Data provided:
^^^^

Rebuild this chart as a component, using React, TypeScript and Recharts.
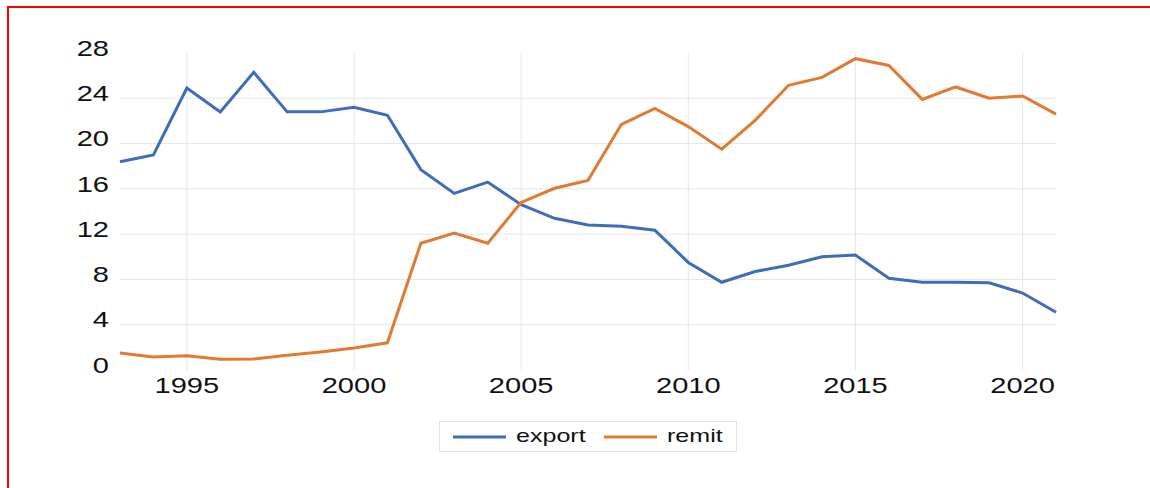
import { LineChart, Line, XAxis, YAxis, CartesianGrid } from "recharts";

const years = [
  1993, 1994, 1995, 1996, 1997, 1998, 1999, 2000, 2001, 2002, 2003, 2004, 2005, 2006, 2007,
  2008, 2009, 2010, 2011, 2012, 2013, 2014, 2015, 2016, 2017, 2018, 2019, 2020, 2021,
];
const exportVals = [
  18.4, 19.0, 24.9, 22.8, 26.3, 22.8, 22.8, 23.2, 22.5, 17.7, 15.6, 16.6, 14.6, 13.4, 12.8,
  12.7, 12.35, 9.5, 7.75, 8.7, 9.25, 10.0, 10.15, 8.1, 7.75, 7.75, 7.7, 6.8, 5.1,
];
const remitVals = [
  1.5, 1.15, 1.25, 0.95, 0.97, 1.3, 1.6, 1.95, 2.4, 11.2, 12.1, 11.2, 14.8, 16.05, 16.75,
  21.7, 23.1, 21.5, 19.5, 22.05, 25.15, 25.85, 27.5, 26.9, 23.9, 25.0, 24.0, 24.2, 22.6,
];
const xTicks = [1995, 2000, 2005, 2010, 2015, 2020];
const yTicks = [0, 4, 8, 12, 16, 20, 24, 28];
const gridY = [4, 8, 12, 16, 20, 24];

const BLUE = "#3f6db8";
const ORANGE = "#df7b32";
const FONT = "'Liberation Sans', Arial, sans-serif";

const data = years.map((year, i) => ({ year, export: exportVals[i], remit: remitVals[i] }));

function YTick({ x, y, payload }: any) {
  return (
    <text
      transform={`translate(${x - 11},${y - 5}) scale(1.32,1)`}
      textAnchor="end"
      dominantBaseline="central"
      fontSize={22}
      fontFamily={FONT}
      fill="#111"
    >
      {payload.value}
    </text>
  );
}

function XTick({ x, y, payload }: any) {
  return (
    <text
      transform={`translate(${x},${y + 15}) scale(1.32,1)`}
      textAnchor="middle"
      dominantBaseline="central"
      fontSize={22}
      fontFamily={FONT}
      fill="#111"
    >
      {payload.value}
    </text>
  );
}

function LegendBox() {
  const items = [
    { label: "export", color: BLUE },
    { label: "remit", color: ORANGE },
  ];
  return (
    <div
      style={{
        position: "absolute",
        left: 439,
        top: 421,
        width: 298,
        height: 31,
        boxSizing: "border-box",
        border: "1px solid #e4e4e4",
        background: "#fff",
      }}
    >
      <svg width={296} height={29}>
        {items.map((it, i) => (
          <g key={it.label} transform={`translate(${13 + i * 151},0)`}>
            <line x1={0} x2={53} y1={15} y2={15} stroke={it.color} strokeWidth={3} />
            <text
              transform={`translate(63,14) scale(1.32,1)`}
              dominantBaseline="central"
              fontSize={19}
              fontFamily={FONT}
              fill="#111"
            >
              {it.label}
            </text>
          </g>
        ))}
      </svg>
    </div>
  );
}

export default function App() {
  return (
    <div
      style={{
        position: "absolute",
        left: 0,
        top: 0,
        width: 1150,
        height: 488,
        background: "#fff",
        overflow: "hidden",
      }}
    >
      <div
        style={{
          position: "absolute",
          left: 7,
          top: 6,
          width: 1300,
          height: 700,
          border: "2px solid #ff0000",
        }}
      />
      <div style={{ position: "absolute", left: 0, top: 0 }}>
        <LineChart
          width={1150}
          height={488}
          data={data}
          margin={{ top: 53, right: 94, left: 60, bottom: 88 }}
        >
          <CartesianGrid
            stroke="#e6e6e6"
            strokeWidth={1}
            horizontalValues={gridY}
            verticalValues={xTicks}
          />
          <XAxis
            dataKey="year"
            type="number"
            domain={[1993, 2021]}
            ticks={xTicks}
            axisLine={false}
            tickLine={false}
            tickSize={0}
            tickMargin={0}
            height={30}
            tick={<XTick />}
            interval={0}
          />
          <YAxis
            domain={[0, 28]}
            ticks={yTicks}
            axisLine={false}
            tickLine={false}
            tickSize={0}
            tickMargin={0}
            width={60}
            tick={<YTick />}
            interval={0}
          />
          <Line
            type="linear"
            dataKey="export"
            stroke={BLUE}
            strokeWidth={3}
            dot={false}
            isAnimationActive={false}
          />
          <Line
            type="linear"
            dataKey="remit"
            stroke={ORANGE}
            strokeWidth={3}
            dot={false}
            isAnimationActive={false}
          />
        </LineChart>
      </div>
      <LegendBox />
    </div>
  );
}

^^^^

The task:
Omit every picture, then reproduce the rest of the listing exactly.

The output:
Rebuild this chart as a component, using React, TypeScript and Recharts.
import { LineChart, Line, XAxis, YAxis, CartesianGrid } from "recharts";

const years = [
  1993, 1994, 1995, 1996, 1997, 1998, 1999, 2000, 2001, 2002, 2003, 2004, 2005, 2006, 2007,
  2008, 2009, 2010, 2011, 2012, 2013, 2014, 2015, 2016, 2017, 2018, 2019, 2020, 2021,
];
const exportVals = [
  18.4, 19.0, 24.9, 22.8, 26.3, 22.8, 22.8, 23.2, 22.5, 17.7, 15.6, 16.6, 14.6, 13.4, 12.8,
  12.7, 12.35, 9.5, 7.75, 8.7, 9.25, 10.0, 10.15, 8.1, 7.75, 7.75, 7.7, 6.8, 5.1,
];
const remitVals = [
  1.5, 1.15, 1.25, 0.95, 0.97, 1.3, 1.6, 1.95, 2.4, 11.2, 12.1, 11.2, 14.8, 16.05, 16.75,
  21.7, 23.1, 21.5, 19.5, 22.05, 25.15, 25.85, 27.5, 26.9, 23.9, 25.0, 24.0, 24.2, 22.6,
];
const xTicks = [1995, 2000, 2005, 2010, 2015, 2020];
const yTicks = [0, 4, 8, 12, 16, 20, 24, 28];
const gridY = [4, 8, 12, 16, 20, 24];

const BLUE = "#3f6db8";
const ORANGE = "#df7b32";
const FONT = "'Liberation Sans', Arial, sans-serif";

const data = years.map((year, i) => ({ year, export: exportVals[i], remit: remitVals[i] }));

function YTick({ x, y, payload }: any) {
  return (
    <text
      transform={`translate(${x - 11},${y - 5}) scale(1.32,1)`}
      textAnchor="end"
      dominantBaseline="central"
      fontSize={22}
      fontFamily={FONT}
      fill="#111"
    >
      {payload.value}
    </text>
  );
}

function XTick({ x, y, payload }: any) {
  return (
    <text
      transform={`translate(${x},${y + 15}) scale(1.32,1)`}
      textAnchor="middle"
      dominantBaseline="central"
      fontSize={22}
      fontFamily={FONT}
      fill="#111"
    >
      {payload.value}
    </text>
  );
}

function LegendBox() {
  const items = [
    { label: "export", color: BLUE },
    { label: "remit", color: ORANGE },
  ];
  return (
    <div
      style={{
        position: "absolute",
        left: 439,
        top: 421,
        width: 298,
        height: 31,
        boxSizing: "border-box",
        border: "1px solid #e4e4e4",
        background: "#fff",
      }}
    >
      <svg width={296} height={29}>
        {items.map((it, i) => (
          <g key={it.label} transform={`translate(${13 + i * 151},0)`}>
            <line x1={0} x2={53} y1={15} y2={15} stroke={it.color} strokeWidth={3} />
            <text
              transform={`translate(63,14) scale(1.32,1)`}
              dominantBaseline="central"
              fontSize={19}
              fontFamily={FONT}
              fill="#111"
            >
              {it.label}
            </text>
          </g>
        ))}
      </svg>
    </div>
  );
}

export default function App() {
  return (
    <div
      style={{
        position: "absolute",
        left: 0,
        top: 0,
        width: 1150,
        height: 488,
        background: "#fff",
        overflow: "hidden",
      }}
    >
      <div
        style={{
          position: "absolute",
          left: 7,
          top: 6,
          width: 1300,
          height: 700,
          border: "2px solid #ff0000",
        }}
      />
      <div style={{ position: "absolute", left: 0, top: 0 }}>
        <LineChart
          width={1150}
          height={488}
          data={data}
          margin={{ top: 53, right: 94, left: 60, bottom: 88 }}
        >
          <CartesianGrid
            stroke="#e6e6e6"
            strokeWidth={1}
            horizontalValues={gridY}
            verticalValues={xTicks}
          />
          <XAxis
            dataKey="year"
            type="number"
            domain={[1993, 2021]}
            ticks={xTicks}
            axisLine={false}
            tickLine={false}
            tickSize={0}
            tickMargin={0}
            height={30}
            tick={<XTick />}
            interval={0}
          />
          <YAxis
            domain={[0, 28]}
            ticks={yTicks}
            axisLine={false}
            tickLine={false}
            tickSize={0}
            tickMargin={0}
            width={60}
            tick={<YTick />}
            interval={0}
          />
          <Line
            type="linear"
            dataKey="export"
            stroke={BLUE}
            strokeWidth={3}
            dot={false}
            isAnimationActive={false}
          />
          <Line
            type="linear"
            dataKey="remit"
            stroke={ORANGE}
            strokeWidth={3}
            dot={false}
            isAnimationActive={false}
          />
        </LineChart>
      </div>
      <LegendBox />
    </div>
  );
}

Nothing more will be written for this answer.